#### [Directive]
Leave the pictures out and quote every line from the start of the listing to the line with "const binWidth = [0.2, 0.2, 0.15];", inclusive.

#### [Collected data]
= = = = = = =

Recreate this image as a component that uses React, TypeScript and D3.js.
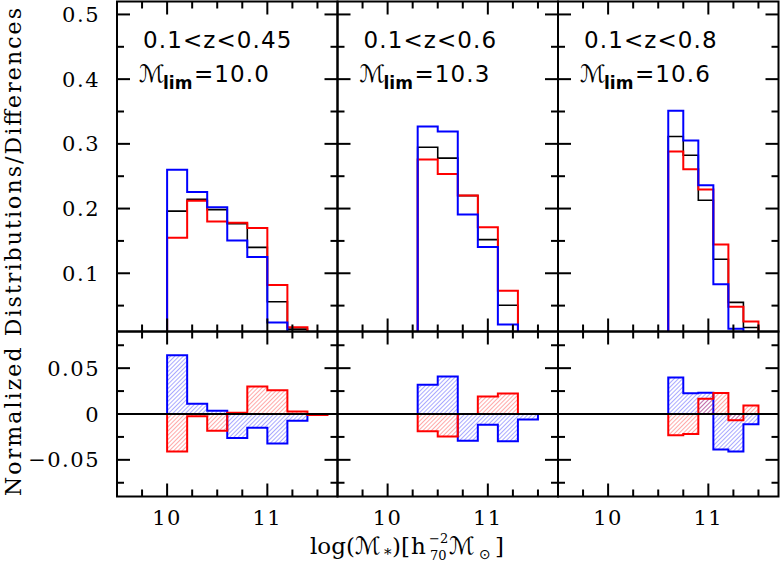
import React from "react";
import * as d3 from "d3";

// ---------- data ----------
const panelLabels = ["0.1<z<0.45", "0.1<z<0.6", "0.1<z<0.8"];
const massLimits = ["10.0", "10.3", "10.6"];
const binStart = [10.0, 10.3, 10.6];
const binWidth = [0.2, 0.2, 0.15];

const blackP1 = [0.196, 0.2144, 0.1984, 0.1767, 0.14, 0.056, 0.0137, 0.003];
const redP1 = [0.155, 0.212, 0.18, 0.178, 0.17, 0.082, 0.0165, 0.002];
const blueP1 = [0.26, 0.2255, 0.202, 0.1505, 0.125, 0.0238, 0.0063, 0.003];

const blackP2 = [0.2947, 0.278, 0.22, 0.152, 0.0505, 0.008];
const redP2 = [0.276, 0.2535, 0.22, 0.1712, 0.0728, 0.008];
const blueP2 = [0.3267, 0.319, 0.1907, 0.1404, 0.0208, 0.002];

const blackP3 = [0.3113, 0.2823, 0.2129, 0.1217, 0.055, 0.0162];
const redP3 = [0.288, 0.2606, 0.2295, 0.1446, 0.0483, 0.0255];
const blueP3 = [0.351, 0.305, 0.236, 0.083, 0.0142, 0.005];

const blackSeries = [blackP1, blackP2, blackP3];
const redSeries = [redP1, redP2, redP3];
const blueSeries = [blueP1, blueP2, blueP3];

const topMajorTicks = [0.1, 0.2, 0.3, 0.4, 0.5];
const topMinorTicks = [0.05, 0.15, 0.25, 0.35, 0.45];
const topTickLabels = ["0.1", "0.2", "0.3", "0.4", "0.5"];
const botMajorTicks = [-0.05, 0, 0.05];
const botMinorTicks = [-0.075, -0.025, 0.025, 0.075];
const botTickLabels = ["\u22120.05", "0", "0.05"];
const xMajorTicks = [10, 11];
const xMinorTicks = [9.75, 10.25, 10.5, 10.75, 11.25, 11.5];
const xTickLabels = ["10", "11"];

const xDomain: [number, number] = [9.5, 11.7];
const topDomain: [number, number] = [0.01, 0.52];
const botDomain: [number, number] = [-0.09, 0.09];

// ---------- layout ----------
const W = 781;
const H = 566;
const X0 = 117;
const PW = 220.5;
const TOP0 = 1.5;
const MID = 331.5;
const BOT = 496.5;
const MAJ = 13;
const MIN = 7;

const serif = "'DejaVu Serif', serif";
const sans = "'DejaVu Sans', sans-serif";

function stepPath(
  x: d3.ScaleLinear<number, number>,
  y: d3.ScaleLinear<number, number>,
  start: number,
  w: number,
  vals: number[],
  close: boolean
) {
  let p = `M${x(start)},${y(0)}`;
  vals.forEach((v, i) => {
    p += `V${y(v)}H${x(start + (i + 1) * w)}`;
  });
  p += `V${y(0)}`;
  if (close) p += "Z";
  return p;
}

function Ticks({ x, y, xMaj, xMin, yMaj, yMin, x0, x1, y0, y1 }: any) {
  const lines: any[] = [];
  xMaj.forEach((t: number, i: number) => {
    const px = x(t);
    lines.push(<line key={`xb${i}`} x1={px} x2={px} y1={y1} y2={y1 - MAJ} />);
    lines.push(<line key={`xt${i}`} x1={px} x2={px} y1={y0} y2={y0 + MAJ} />);
  });
  xMin.forEach((t: number, i: number) => {
    const px = x(t);
    lines.push(<line key={`xmb${i}`} x1={px} x2={px} y1={y1} y2={y1 - MIN} />);
    lines.push(<line key={`xmt${i}`} x1={px} x2={px} y1={y0} y2={y0 + MIN} />);
  });
  yMaj.forEach((t: number, i: number) => {
    const py = y(t);
    lines.push(<line key={`yl${i}`} x1={x0} x2={x0 + MAJ} y1={py} y2={py} />);
    lines.push(<line key={`yr${i}`} x1={x1} x2={x1 - MAJ} y1={py} y2={py} />);
  });
  yMin.forEach((t: number, i: number) => {
    const py = y(t);
    lines.push(<line key={`yml${i}`} x1={x0} x2={x0 + MIN} y1={py} y2={py} />);
    lines.push(<line key={`ymr${i}`} x1={x1} x2={x1 - MIN} y1={py} y2={py} />);
  });
  return <g stroke="#000" strokeWidth={2}>{lines}</g>;
}

function Panel({ idx }: { idx: number }) {
  const left = X0 + idx * PW;
  const right = left + PW;
  const x = d3.scaleLinear().domain(xDomain).range([left, right]);
  const yT = d3.scaleLinear().domain(topDomain).range([MID, TOP0]);
  const yB = d3.scaleLinear().domain(botDomain).range([BOT, MID]);
  const start = binStart[idx];
  const w = binWidth[idx];
  const blk = blackSeries[idx];
  const red = redSeries[idx];
  const blu = blueSeries[idx];
  const redDiff = red.map((v, i) => v - blk[i]);
  const bluDiff = blu.map((v, i) => v - blk[i]);
  const clipT = `clipT${idx}`;
  const clipB = `clipB${idx}`;
  return (
    <g>
      <defs>
        <clipPath id={clipT}>
          <rect x={left} y={TOP0} width={PW} height={MID - TOP0} />
        </clipPath>
        <clipPath id={clipB}>
          <rect x={left} y={MID} width={PW} height={BOT - MID} />
        </clipPath>
      </defs>
      <g clipPath={`url(#${clipT})`} fill="none" strokeLinejoin="miter">
        <path d={stepPath(x, yT, start, w, blk, false)} stroke="#000" strokeWidth={1.6} />
        <path d={stepPath(x, yT, start, w, red, false)} stroke="#ff0000" strokeWidth={2} />
        <path d={stepPath(x, yT, start, w, blu, false)} stroke="#0000ff" strokeWidth={2} />
      </g>
      <g clipPath={`url(#${clipB})`}>
        <path d={stepPath(x, yB, start, w, bluDiff, true)} fill="url(#hatchBlue)" stroke="#0000ff" strokeWidth={2} />
        <path d={stepPath(x, yB, start, w, redDiff, true)} fill="url(#hatchRed)" stroke="#ff0000" strokeWidth={2} />
        <line x1={left} x2={right} y1={yB(0)} y2={yB(0)} stroke="#000" strokeWidth={2} />
      </g>
      <Ticks x={x} y={yT} xMaj={xMajorTicks} xMin={xMinorTicks} yMaj={topMajorTicks} yMin={topMinorTicks} x0={left} x1={right} y0={TOP0} y1={MID} />
      <Ticks x={x} y={yB} xMaj={xMajorTicks} xMin={xMinorTicks} yMaj={botMajorTicks} yMin={botMinorTicks} x0={left} x1={right} y0={MID} y1={BOT} />
      <rect x={left} y={TOP0} width={PW} height={MID - TOP0} fill="none" stroke="#000" strokeWidth={2} />
      <rect x={left} y={MID} width={PW} height={BOT - MID} fill="none" stroke="#000" strokeWidth={2} />
      <text x={left + 26} y={48} fontFamily={sans} fontSize={23} letterSpacing={1.1} fill="#000">
        {panelLabels[idx]}
      </text>
      <text y={82} fontFamily={sans} fill="#000">
        <tspan x={left + 22} fontSize={24}>{"\u2133"}</tspan>
        <tspan x={left + 46} y={89} fontSize={17} fontWeight="bold">lim</tspan>
        <tspan x={left + 77} y={82} fontSize={23} letterSpacing={1.1}>{"=" + massLimits[idx]}</tspan>
      </text>
      {xMajorTicks.map((t, i) => (
        <text key={i} x={x(t)} y={525} textAnchor="middle" fontFamily={serif} fontSize={21} letterSpacing={1.5} fill="#000">
          {xTickLabels[i]}
        </text>
      ))}
    </g>
  );
}

export default function App() {
  const yT = d3.scaleLinear().domain(topDomain).range([MID, TOP0]);
  const yB = d3.scaleLinear().domain(botDomain).range([BOT, MID]);
  return (
    <svg width={W} height={H} style={{ position: "absolute", left: 0, top: 0, background: "#fff" }}>
      <defs>
        <pattern id="hatchBlue" patternUnits="userSpaceOnUse" width={3} height={3} patternTransform="rotate(45)">
          <line x1={0} y1={0} x2={0} y2={3} stroke="#0000ff" strokeWidth={0.9} strokeOpacity={0.75} />
        </pattern>
        <pattern id="hatchRed" patternUnits="userSpaceOnUse" width={3} height={3} patternTransform="rotate(45)">
          <line x1={0} y1={0} x2={0} y2={3} stroke="#ff0000" strokeWidth={0.9} strokeOpacity={0.75} />
        </pattern>
      </defs>
      <rect x={0} y={0} width={W} height={H} fill="#fff" />
      {[0, 1, 2].map((i) => (
        <Panel key={i} idx={i} />
      ))}
      {topMajorTicks.map((t, i) => (
        <text key={`tl${i}`} x={100} y={yT(t)} dy="0.36em" textAnchor="end" fontFamily={serif} fontSize={21} letterSpacing={1.5} fill="#000">
          {topTickLabels[i]}
        </text>
      ))}
      {botMajorTicks.map((t, i) => (
        <text key={`bl${i}`} x={100} y={yB(t)} dy="0.36em" textAnchor="end" fontFamily={serif} fontSize={21} letterSpacing={1.5} fill="#000">
          {botTickLabels[i]}
        </text>
      ))}
      <text
        transform={`translate(21,252) rotate(-90)`}
        textAnchor="middle"
        fontFamily={serif}
        fontSize={22}
        textLength={488}
        lengthAdjust="spacing"
        fill="#000"
      >
        Normalized Distributions/Differences
      </text>
      {/* x-axis title: log(M*)[h70^-2 Msun] */}
      <g fill="#000">
        <text x={310} y={554} fontFamily={serif} fontSize={23}>log(</text>
        <text x={355} y={554} fontFamily={sans} fontSize={24}>{"\u2133"}</text>
        <text x={384} y={559} fontFamily={serif} fontSize={15}>*</text>
        <text x={392} y={554} fontFamily={serif} fontSize={23}>)[</text>
        <text x={411} y={554} fontFamily={serif} fontSize={23}>h</text>
        <text x={429} y={543} fontFamily={serif} fontSize={13}>{"\u22122"}</text>
        <text x={430} y={560} fontFamily={serif} fontSize={13}>70</text>
        <text x={449} y={554} fontFamily={sans} fontSize={24}>{"\u2133"}</text>
        <text x={479} y={559} fontFamily={sans} fontSize={14}>{"\u2299"}</text>
        <text x={495} y={554} fontFamily={serif} fontSize={23}>]</text>
      </g>
    </svg>
  );
}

= = = = = = =

#### [Solution to this task]
Recreate this image as a component that uses React, TypeScript and D3.js.
import React from "react";
import * as d3 from "d3";

// ---------- data ----------
const panelLabels = ["0.1<z<0.45", "0.1<z<0.6", "0.1<z<0.8"];
const massLimits = ["10.0", "10.3", "10.6"];
const binStart = [10.0, 10.3, 10.6];
const binWidth = [0.2, 0.2, 0.15];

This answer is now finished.